Among the lines of this listing, determine how many contain the string "that". Answer with the number only.

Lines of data

━━━━━━━━━━━━━━━━

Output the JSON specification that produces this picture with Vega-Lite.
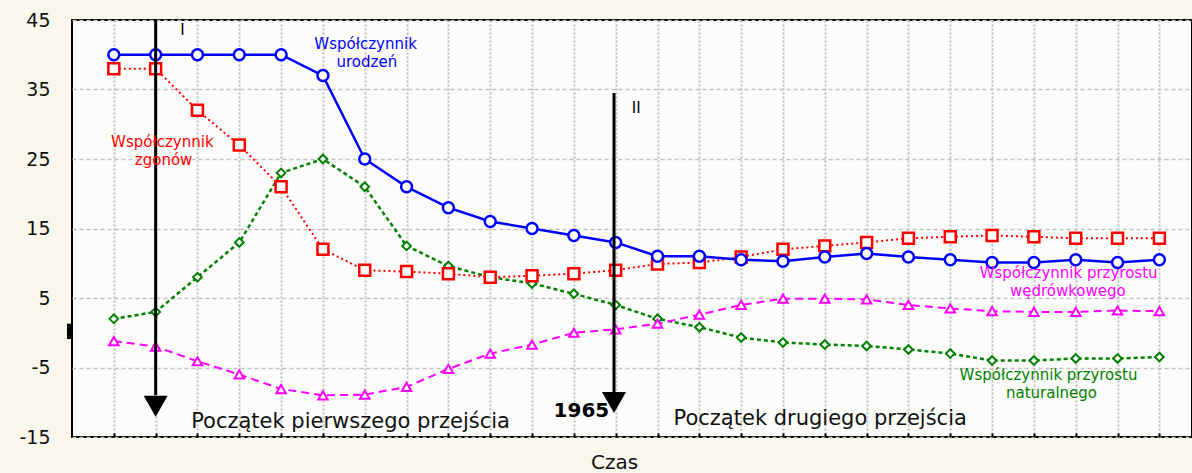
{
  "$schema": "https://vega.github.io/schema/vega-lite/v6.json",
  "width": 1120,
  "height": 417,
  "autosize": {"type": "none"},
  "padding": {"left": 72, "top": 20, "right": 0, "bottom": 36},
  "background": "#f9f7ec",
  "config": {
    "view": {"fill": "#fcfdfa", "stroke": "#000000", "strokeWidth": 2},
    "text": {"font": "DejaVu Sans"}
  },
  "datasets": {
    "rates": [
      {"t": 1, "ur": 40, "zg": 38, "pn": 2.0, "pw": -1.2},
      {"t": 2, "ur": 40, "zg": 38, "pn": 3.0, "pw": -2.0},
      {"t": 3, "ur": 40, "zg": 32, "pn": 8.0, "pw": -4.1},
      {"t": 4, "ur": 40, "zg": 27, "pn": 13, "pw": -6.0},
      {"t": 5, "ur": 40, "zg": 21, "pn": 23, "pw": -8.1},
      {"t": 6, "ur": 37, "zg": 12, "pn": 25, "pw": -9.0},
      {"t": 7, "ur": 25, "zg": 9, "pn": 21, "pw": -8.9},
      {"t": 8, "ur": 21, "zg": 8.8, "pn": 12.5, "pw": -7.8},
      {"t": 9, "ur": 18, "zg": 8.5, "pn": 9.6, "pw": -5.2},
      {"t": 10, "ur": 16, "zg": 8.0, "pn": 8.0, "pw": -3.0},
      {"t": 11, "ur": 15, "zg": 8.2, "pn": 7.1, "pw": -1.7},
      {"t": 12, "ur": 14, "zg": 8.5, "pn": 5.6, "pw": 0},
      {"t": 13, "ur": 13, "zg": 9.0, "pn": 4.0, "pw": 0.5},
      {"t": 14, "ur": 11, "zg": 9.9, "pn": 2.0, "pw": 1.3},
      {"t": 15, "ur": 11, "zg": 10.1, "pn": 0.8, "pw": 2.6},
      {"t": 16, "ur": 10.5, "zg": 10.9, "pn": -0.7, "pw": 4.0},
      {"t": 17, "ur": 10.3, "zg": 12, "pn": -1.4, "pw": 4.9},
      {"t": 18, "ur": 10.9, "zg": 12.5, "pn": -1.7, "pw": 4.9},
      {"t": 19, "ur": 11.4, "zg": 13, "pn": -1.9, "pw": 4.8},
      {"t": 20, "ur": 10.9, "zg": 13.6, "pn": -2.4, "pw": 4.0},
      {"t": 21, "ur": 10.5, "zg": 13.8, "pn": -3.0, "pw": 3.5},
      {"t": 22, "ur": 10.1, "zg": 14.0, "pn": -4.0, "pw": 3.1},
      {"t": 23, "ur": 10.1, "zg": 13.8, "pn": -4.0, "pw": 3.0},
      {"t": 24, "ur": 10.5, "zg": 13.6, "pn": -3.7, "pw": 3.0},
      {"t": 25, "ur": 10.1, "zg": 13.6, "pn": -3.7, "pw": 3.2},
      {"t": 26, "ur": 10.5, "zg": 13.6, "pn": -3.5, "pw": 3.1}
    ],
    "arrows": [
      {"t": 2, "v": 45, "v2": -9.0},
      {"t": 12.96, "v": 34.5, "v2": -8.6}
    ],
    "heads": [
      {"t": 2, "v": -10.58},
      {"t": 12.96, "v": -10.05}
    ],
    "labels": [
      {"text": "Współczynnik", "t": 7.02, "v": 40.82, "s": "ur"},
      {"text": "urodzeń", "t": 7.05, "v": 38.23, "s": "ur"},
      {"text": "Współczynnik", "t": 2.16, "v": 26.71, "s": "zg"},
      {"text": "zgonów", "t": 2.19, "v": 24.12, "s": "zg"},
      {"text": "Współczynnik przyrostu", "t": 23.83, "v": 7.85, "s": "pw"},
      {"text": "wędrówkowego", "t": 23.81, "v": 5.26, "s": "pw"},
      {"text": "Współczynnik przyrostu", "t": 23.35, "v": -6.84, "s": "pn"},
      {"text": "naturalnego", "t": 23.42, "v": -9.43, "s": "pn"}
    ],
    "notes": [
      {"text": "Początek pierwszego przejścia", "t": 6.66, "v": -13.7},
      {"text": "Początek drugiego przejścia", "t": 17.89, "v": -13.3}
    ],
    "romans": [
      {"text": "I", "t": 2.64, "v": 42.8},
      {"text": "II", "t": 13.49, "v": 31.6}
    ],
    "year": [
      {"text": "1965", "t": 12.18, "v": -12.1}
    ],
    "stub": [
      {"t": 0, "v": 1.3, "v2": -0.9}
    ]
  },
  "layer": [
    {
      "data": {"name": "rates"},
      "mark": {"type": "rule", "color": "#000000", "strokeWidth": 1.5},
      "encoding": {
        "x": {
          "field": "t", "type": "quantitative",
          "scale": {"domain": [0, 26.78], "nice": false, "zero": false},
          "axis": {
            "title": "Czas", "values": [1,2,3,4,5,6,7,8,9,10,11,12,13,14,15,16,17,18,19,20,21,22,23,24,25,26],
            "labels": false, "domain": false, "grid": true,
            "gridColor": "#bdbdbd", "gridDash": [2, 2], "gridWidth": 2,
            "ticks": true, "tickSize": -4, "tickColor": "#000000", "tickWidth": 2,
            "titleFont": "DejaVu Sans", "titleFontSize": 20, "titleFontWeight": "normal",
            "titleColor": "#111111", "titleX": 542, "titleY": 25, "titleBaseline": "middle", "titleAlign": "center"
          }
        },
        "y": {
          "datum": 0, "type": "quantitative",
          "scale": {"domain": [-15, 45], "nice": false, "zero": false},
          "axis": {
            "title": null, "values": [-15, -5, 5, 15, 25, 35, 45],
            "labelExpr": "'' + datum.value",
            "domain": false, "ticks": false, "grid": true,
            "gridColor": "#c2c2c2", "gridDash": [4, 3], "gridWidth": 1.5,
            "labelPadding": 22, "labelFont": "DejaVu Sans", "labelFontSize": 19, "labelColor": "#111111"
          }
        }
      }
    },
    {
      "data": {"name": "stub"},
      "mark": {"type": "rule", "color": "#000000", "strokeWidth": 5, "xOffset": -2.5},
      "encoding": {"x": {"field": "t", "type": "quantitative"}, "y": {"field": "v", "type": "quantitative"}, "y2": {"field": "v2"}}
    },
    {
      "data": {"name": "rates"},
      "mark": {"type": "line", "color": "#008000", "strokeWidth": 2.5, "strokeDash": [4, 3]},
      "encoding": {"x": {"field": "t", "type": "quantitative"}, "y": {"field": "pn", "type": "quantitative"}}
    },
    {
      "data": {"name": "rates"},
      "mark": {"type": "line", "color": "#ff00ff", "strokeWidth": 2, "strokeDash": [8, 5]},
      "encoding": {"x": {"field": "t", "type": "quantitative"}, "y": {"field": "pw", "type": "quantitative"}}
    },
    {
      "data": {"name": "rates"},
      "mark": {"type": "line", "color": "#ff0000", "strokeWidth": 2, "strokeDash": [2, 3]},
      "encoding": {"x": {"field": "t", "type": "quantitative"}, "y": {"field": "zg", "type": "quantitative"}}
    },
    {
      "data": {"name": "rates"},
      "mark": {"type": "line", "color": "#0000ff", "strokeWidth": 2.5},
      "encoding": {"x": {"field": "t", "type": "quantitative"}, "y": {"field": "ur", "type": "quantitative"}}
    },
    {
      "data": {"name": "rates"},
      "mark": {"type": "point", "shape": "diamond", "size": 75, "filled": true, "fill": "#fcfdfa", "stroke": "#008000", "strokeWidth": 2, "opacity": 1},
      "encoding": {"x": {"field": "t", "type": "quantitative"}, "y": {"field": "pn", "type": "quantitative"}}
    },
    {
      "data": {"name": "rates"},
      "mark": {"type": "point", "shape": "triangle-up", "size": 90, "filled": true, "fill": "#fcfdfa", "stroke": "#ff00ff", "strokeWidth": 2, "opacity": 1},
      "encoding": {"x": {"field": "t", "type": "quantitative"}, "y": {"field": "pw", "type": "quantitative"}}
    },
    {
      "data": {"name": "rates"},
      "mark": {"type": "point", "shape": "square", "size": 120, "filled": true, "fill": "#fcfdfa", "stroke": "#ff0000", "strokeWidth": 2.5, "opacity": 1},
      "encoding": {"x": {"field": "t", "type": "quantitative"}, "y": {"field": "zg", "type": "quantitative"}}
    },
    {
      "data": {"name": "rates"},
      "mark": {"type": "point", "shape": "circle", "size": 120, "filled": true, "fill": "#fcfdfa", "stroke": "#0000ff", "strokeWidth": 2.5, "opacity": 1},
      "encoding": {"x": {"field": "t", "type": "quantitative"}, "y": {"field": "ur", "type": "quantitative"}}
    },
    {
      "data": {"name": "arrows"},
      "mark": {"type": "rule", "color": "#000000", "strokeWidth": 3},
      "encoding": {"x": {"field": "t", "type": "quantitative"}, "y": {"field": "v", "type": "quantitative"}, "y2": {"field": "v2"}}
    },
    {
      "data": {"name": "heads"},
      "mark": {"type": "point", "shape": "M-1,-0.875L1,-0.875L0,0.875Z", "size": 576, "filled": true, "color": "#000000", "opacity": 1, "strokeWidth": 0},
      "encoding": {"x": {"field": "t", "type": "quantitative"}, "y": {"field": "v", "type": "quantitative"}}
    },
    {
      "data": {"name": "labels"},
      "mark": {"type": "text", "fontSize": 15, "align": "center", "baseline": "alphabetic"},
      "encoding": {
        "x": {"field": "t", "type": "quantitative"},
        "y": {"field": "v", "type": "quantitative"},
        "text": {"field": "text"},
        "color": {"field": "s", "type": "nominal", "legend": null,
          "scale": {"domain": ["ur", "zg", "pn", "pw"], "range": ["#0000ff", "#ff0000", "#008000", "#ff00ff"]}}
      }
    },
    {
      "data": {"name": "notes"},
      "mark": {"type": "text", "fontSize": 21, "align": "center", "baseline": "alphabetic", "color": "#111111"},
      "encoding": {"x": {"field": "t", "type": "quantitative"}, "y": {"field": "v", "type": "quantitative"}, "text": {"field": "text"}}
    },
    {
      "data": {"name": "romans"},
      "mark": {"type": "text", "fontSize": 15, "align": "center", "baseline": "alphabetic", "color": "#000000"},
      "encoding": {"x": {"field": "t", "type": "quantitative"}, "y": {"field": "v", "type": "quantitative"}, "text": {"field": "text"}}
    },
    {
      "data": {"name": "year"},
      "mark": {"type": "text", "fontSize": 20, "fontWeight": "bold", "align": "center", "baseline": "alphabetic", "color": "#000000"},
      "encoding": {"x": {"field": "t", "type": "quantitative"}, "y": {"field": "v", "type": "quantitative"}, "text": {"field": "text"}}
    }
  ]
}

━━━━━━━━━━━━━━━━

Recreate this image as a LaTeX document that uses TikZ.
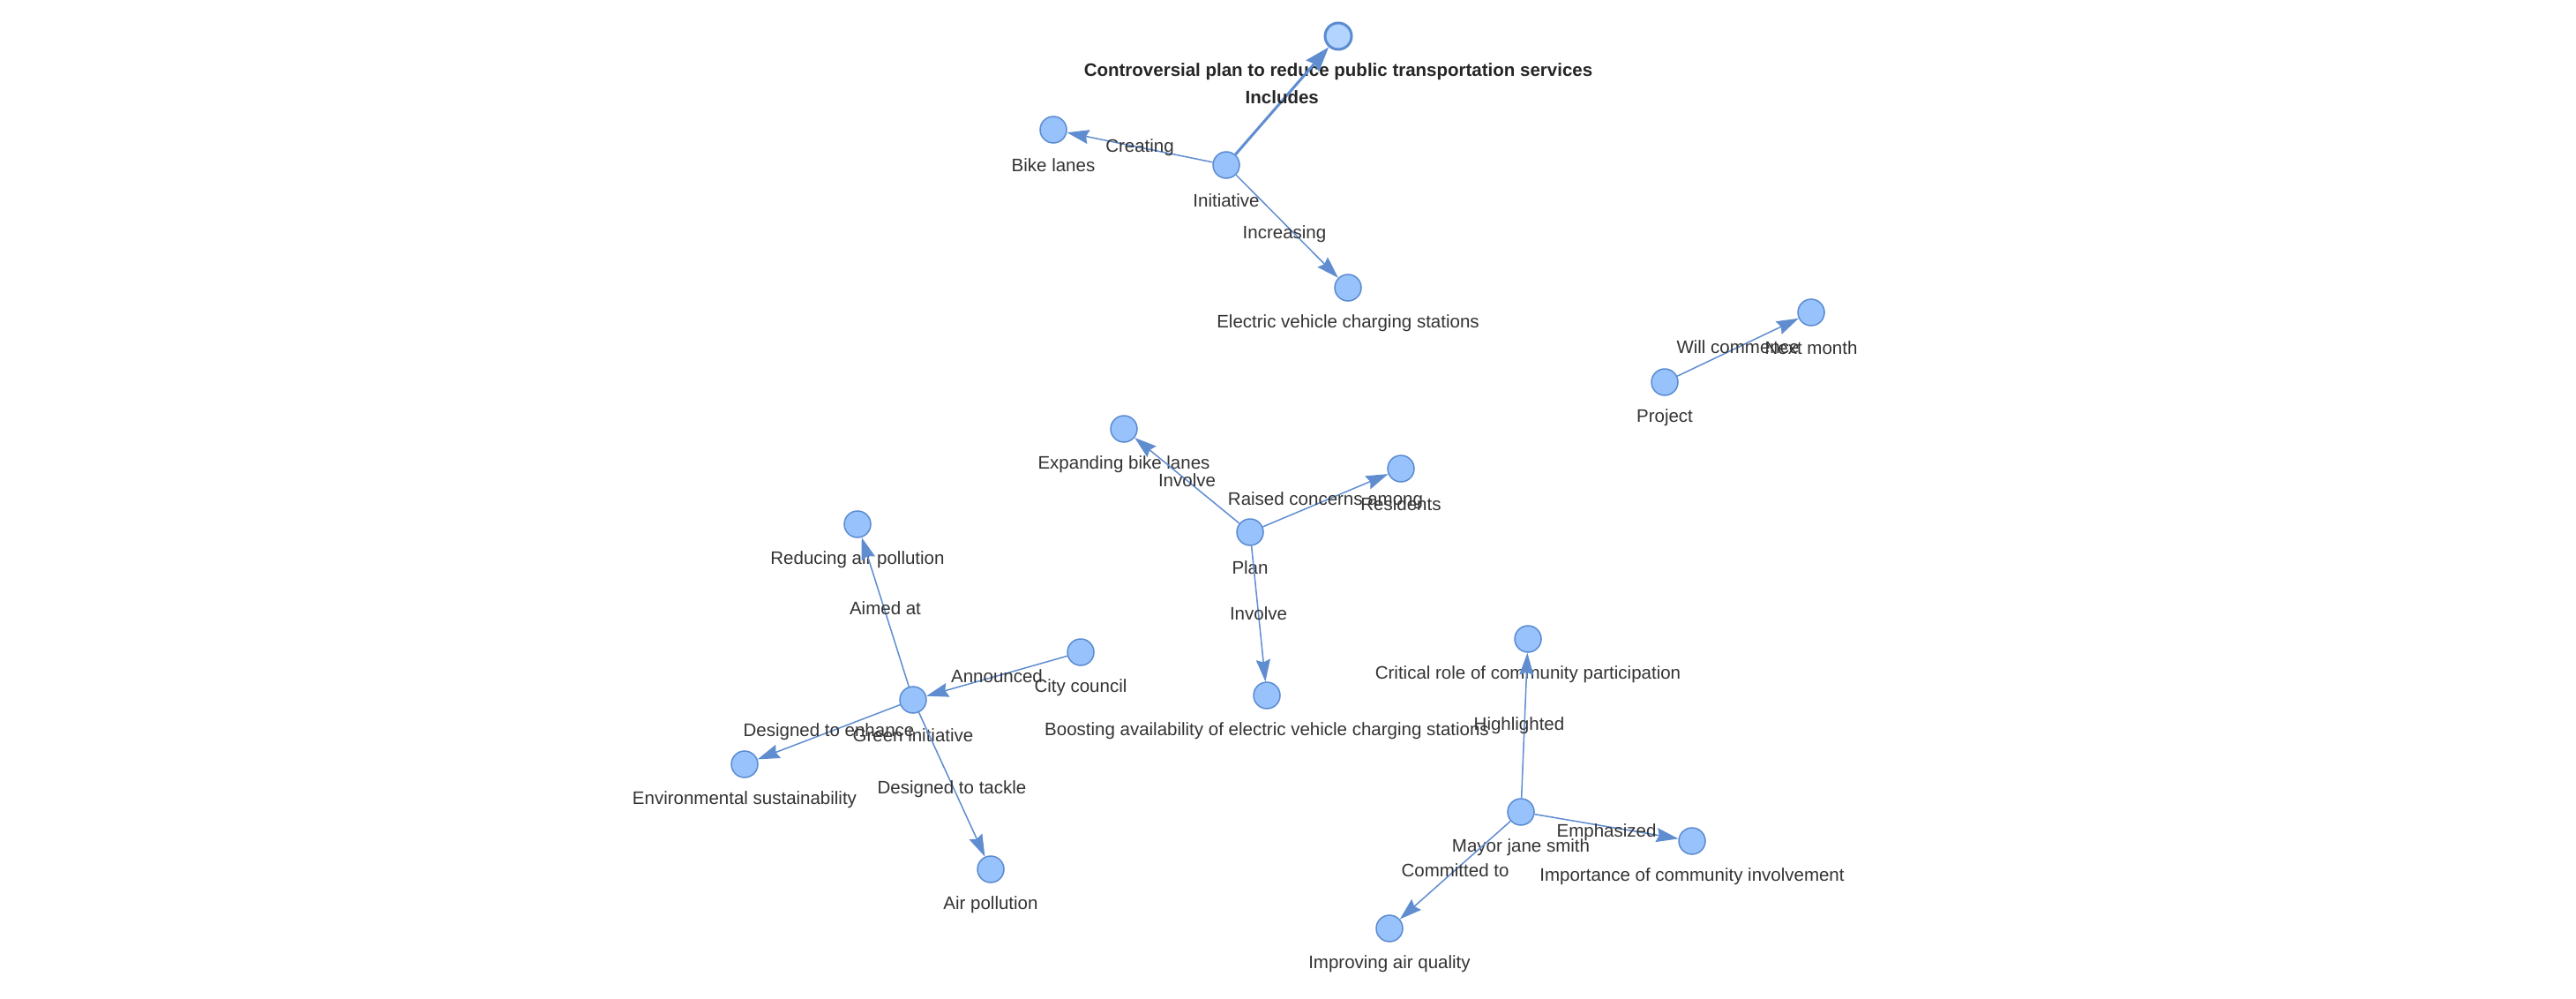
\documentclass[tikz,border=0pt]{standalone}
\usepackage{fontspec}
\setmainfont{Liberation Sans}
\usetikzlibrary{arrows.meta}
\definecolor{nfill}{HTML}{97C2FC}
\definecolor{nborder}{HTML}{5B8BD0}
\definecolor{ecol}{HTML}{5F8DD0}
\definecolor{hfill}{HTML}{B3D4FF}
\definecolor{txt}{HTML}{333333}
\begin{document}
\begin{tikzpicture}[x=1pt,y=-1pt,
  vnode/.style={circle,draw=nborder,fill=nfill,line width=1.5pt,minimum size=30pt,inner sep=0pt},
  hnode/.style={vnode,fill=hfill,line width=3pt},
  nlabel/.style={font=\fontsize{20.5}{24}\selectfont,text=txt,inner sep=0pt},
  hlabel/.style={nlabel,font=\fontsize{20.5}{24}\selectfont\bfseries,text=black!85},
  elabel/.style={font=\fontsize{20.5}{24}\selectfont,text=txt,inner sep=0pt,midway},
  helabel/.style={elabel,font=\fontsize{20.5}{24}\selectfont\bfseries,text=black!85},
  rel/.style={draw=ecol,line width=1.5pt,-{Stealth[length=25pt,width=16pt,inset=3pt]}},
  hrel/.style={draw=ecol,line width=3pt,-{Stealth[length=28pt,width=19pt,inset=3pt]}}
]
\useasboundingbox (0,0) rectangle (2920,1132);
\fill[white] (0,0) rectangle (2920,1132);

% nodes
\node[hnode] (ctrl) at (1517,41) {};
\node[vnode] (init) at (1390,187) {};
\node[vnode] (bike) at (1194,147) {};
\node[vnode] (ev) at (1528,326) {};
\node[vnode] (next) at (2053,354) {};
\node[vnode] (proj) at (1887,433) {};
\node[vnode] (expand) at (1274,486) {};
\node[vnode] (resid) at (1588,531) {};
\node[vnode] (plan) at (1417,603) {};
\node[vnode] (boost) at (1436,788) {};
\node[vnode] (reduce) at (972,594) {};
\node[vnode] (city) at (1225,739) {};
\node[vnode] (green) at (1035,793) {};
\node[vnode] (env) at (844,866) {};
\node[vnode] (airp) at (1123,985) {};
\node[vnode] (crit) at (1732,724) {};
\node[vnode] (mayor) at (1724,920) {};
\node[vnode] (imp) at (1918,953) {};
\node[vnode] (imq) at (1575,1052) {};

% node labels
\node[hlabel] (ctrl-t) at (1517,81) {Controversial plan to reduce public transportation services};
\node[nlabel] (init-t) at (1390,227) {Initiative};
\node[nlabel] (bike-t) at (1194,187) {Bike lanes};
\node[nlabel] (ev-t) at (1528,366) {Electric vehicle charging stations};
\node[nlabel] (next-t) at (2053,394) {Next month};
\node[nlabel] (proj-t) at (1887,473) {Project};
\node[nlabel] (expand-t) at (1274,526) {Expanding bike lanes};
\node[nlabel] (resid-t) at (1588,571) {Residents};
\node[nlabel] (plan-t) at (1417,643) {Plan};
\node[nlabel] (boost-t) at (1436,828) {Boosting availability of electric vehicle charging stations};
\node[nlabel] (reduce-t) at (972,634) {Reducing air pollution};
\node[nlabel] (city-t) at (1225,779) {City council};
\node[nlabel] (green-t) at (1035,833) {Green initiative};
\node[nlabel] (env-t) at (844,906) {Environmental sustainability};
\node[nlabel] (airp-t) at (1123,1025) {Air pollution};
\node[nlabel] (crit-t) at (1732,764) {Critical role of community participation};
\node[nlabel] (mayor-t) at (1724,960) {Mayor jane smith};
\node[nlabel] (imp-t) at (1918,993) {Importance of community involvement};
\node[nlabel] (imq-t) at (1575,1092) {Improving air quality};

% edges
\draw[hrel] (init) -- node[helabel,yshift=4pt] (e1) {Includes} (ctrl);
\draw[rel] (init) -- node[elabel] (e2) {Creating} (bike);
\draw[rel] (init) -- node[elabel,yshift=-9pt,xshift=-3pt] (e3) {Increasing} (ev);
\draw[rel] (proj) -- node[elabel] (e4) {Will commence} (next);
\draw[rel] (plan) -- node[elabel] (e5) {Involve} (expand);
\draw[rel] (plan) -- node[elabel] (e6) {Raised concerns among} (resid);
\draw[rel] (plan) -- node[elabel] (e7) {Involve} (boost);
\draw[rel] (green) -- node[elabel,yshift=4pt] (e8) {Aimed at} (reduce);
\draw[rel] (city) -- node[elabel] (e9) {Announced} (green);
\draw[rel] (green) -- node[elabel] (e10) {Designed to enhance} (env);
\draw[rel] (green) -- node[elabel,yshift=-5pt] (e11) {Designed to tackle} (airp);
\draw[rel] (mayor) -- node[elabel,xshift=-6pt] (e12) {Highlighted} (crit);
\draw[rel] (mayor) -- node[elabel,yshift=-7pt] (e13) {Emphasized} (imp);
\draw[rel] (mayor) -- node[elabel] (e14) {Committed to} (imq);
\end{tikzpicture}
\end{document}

━━━━━━━━━━━━━━━━

▶ _Response to the task_: 2